CHALLENGE
The lines below are to be quoted exactly, from the first through the one that contains "from bokeh.resources import INLINE".

--- GIVEN INFORMATION ---

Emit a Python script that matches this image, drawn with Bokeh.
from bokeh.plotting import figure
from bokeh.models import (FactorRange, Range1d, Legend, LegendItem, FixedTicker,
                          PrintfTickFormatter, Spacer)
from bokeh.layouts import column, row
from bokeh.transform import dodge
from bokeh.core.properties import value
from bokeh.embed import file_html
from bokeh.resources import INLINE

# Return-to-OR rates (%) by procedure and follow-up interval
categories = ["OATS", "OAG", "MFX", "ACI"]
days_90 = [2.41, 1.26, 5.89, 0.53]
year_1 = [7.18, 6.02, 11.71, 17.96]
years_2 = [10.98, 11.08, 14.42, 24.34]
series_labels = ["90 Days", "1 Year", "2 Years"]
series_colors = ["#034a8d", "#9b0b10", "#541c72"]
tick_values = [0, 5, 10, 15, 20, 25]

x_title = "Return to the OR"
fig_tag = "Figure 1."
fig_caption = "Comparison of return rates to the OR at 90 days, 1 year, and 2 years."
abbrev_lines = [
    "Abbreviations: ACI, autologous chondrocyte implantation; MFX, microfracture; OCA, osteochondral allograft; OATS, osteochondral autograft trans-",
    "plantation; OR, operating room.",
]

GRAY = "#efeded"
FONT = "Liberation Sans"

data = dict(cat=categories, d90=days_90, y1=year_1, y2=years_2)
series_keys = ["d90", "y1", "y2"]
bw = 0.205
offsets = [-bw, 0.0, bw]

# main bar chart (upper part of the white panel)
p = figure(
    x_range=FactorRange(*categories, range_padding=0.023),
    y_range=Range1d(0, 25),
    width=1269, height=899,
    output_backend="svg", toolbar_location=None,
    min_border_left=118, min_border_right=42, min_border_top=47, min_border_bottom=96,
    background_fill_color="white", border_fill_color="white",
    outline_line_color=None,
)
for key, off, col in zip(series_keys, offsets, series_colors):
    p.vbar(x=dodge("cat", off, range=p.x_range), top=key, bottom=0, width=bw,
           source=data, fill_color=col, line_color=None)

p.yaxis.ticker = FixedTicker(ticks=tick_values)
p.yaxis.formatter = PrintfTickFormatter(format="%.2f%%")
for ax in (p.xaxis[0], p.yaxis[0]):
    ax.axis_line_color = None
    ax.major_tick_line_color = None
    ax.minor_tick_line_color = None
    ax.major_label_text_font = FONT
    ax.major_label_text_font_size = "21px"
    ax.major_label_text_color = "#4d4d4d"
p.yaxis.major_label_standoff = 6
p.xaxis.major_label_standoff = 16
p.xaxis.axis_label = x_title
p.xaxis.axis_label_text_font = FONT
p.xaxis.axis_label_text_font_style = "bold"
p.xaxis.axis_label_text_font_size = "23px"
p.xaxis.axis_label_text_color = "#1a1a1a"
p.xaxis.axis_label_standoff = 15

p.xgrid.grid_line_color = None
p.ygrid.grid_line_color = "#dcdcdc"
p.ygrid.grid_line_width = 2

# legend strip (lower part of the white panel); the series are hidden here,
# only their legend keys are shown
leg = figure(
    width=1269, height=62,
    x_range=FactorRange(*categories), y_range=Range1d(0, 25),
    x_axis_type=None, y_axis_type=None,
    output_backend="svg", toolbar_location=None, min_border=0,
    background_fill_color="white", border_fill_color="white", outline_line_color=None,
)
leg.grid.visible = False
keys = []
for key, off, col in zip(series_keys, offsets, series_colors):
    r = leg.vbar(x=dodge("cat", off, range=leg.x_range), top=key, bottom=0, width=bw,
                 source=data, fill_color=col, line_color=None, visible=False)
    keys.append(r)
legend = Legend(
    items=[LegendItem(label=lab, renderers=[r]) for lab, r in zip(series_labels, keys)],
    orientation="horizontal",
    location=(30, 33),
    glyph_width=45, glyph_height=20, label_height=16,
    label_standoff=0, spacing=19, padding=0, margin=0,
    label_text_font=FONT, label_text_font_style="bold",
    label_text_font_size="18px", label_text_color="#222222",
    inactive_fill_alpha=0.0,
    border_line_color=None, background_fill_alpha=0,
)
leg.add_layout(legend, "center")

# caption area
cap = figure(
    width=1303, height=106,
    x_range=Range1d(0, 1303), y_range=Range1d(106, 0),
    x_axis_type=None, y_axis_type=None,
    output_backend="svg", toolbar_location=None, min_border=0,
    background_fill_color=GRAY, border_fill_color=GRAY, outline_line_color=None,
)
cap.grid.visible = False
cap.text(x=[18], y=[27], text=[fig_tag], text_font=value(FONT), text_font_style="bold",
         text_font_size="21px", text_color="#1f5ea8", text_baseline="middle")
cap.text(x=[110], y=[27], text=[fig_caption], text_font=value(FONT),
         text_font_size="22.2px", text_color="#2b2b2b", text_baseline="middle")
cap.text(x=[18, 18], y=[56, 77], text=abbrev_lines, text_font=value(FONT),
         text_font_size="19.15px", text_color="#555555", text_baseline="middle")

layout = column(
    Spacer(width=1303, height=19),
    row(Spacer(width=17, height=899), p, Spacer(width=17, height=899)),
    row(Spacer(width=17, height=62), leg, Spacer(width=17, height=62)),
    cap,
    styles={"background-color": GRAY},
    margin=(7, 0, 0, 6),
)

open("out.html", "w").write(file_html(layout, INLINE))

---

EXERCISE RESULT
Emit a Python script that matches this image, drawn with Bokeh.
from bokeh.plotting import figure
from bokeh.models import (FactorRange, Range1d, Legend, LegendItem, FixedTicker,
                          PrintfTickFormatter, Spacer)
from bokeh.layouts import column, row
from bokeh.transform import dodge
from bokeh.core.properties import value
from bokeh.embed import file_html
from bokeh.resources import INLINE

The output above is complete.